** start **

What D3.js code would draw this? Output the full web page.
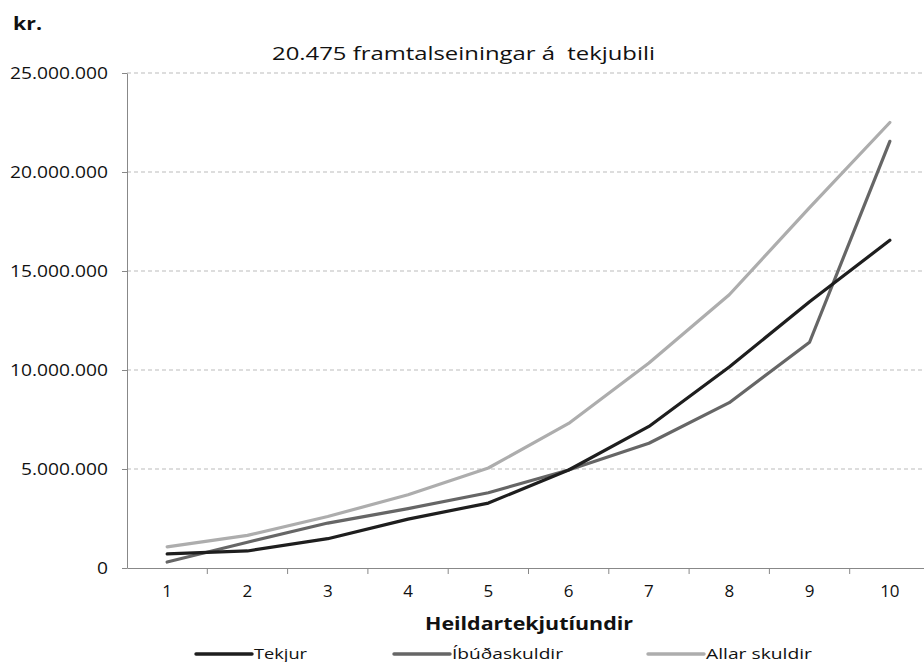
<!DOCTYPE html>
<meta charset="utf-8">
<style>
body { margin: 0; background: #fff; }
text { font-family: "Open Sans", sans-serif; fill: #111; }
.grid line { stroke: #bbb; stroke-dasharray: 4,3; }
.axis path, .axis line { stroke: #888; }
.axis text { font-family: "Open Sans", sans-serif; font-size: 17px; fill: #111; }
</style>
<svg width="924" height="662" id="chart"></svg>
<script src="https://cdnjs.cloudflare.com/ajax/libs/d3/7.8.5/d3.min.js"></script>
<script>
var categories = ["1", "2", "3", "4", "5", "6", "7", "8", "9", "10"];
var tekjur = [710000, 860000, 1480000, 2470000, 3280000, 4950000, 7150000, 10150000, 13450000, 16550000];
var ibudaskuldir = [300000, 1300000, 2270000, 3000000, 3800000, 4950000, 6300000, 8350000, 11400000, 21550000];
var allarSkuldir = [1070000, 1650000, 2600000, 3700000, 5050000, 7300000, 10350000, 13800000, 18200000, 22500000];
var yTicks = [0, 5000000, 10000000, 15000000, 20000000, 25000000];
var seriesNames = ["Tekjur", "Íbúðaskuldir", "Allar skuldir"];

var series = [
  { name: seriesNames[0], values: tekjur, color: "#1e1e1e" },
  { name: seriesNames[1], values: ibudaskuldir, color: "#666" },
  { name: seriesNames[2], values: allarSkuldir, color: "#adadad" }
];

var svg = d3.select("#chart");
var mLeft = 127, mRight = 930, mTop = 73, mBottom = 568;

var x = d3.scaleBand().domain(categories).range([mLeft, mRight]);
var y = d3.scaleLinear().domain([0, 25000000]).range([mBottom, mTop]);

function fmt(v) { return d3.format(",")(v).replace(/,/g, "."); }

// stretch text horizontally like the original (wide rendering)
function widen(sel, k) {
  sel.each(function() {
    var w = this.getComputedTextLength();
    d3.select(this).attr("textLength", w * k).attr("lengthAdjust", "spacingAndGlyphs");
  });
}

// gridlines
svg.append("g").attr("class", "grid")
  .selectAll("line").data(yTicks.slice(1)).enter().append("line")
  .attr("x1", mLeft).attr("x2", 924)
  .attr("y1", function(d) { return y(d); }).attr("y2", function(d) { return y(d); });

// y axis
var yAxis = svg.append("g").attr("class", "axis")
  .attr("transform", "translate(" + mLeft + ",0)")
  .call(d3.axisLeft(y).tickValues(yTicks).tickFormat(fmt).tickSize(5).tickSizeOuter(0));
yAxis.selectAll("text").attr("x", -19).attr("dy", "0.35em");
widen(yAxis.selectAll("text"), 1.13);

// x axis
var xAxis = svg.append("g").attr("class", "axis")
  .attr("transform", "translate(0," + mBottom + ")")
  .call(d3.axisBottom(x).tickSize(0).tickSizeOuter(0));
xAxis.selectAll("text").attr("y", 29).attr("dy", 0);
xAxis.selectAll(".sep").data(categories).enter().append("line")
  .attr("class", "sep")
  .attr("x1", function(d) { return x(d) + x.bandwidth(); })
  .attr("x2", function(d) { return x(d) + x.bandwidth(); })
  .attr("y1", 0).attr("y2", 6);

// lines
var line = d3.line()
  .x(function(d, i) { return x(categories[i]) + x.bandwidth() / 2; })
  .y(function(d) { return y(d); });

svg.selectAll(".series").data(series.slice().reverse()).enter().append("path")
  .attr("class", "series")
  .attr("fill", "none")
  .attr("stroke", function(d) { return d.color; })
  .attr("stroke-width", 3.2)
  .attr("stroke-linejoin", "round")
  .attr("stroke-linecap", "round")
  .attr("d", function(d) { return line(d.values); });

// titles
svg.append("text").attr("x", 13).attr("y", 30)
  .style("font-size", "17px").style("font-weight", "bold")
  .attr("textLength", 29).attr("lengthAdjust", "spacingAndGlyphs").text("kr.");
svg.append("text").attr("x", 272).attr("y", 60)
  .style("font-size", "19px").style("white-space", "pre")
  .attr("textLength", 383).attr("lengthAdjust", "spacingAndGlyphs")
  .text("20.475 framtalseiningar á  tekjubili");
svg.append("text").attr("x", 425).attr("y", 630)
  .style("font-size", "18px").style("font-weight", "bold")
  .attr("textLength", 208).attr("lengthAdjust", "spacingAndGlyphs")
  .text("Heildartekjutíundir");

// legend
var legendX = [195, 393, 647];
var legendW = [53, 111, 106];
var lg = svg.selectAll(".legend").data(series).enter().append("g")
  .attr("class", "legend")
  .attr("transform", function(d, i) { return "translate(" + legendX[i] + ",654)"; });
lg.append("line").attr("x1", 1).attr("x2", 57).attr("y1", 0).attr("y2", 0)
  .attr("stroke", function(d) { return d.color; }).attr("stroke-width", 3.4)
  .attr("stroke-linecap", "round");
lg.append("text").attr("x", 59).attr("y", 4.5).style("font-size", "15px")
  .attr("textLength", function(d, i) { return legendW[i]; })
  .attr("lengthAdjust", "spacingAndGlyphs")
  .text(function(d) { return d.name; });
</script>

** end **

**EXERCISE DETAILS**. Reproduce the material above from its first line through the line containing "var mLeft = 127, mRight", both ends included, and skip every picture.

**SOLVED PROBLEM**.
What D3.js code would draw this? Output the full web page.
<!DOCTYPE html>
<meta charset="utf-8">
<style>
body { margin: 0; background: #fff; }
text { font-family: "Open Sans", sans-serif; fill: #111; }
.grid line { stroke: #bbb; stroke-dasharray: 4,3; }
.axis path, .axis line { stroke: #888; }
.axis text { font-family: "Open Sans", sans-serif; font-size: 17px; fill: #111; }
</style>
<svg width="924" height="662" id="chart"></svg>
<script src="https://cdnjs.cloudflare.com/ajax/libs/d3/7.8.5/d3.min.js"></script>
<script>
var categories = ["1", "2", "3", "4", "5", "6", "7", "8", "9", "10"];
var tekjur = [710000, 860000, 1480000, 2470000, 3280000, 4950000, 7150000, 10150000, 13450000, 16550000];
var ibudaskuldir = [300000, 1300000, 2270000, 3000000, 3800000, 4950000, 6300000, 8350000, 11400000, 21550000];
var allarSkuldir = [1070000, 1650000, 2600000, 3700000, 5050000, 7300000, 10350000, 13800000, 18200000, 22500000];
var yTicks = [0, 5000000, 10000000, 15000000, 20000000, 25000000];
var seriesNames = ["Tekjur", "Íbúðaskuldir", "Allar skuldir"];

var series = [
  { name: seriesNames[0], values: tekjur, color: "#1e1e1e" },
  { name: seriesNames[1], values: ibudaskuldir, color: "#666" },
  { name: seriesNames[2], values: allarSkuldir, color: "#adadad" }
];

var svg = d3.select("#chart");
var mLeft = 127, mRight = 930, mTop = 73, mBottom = 568;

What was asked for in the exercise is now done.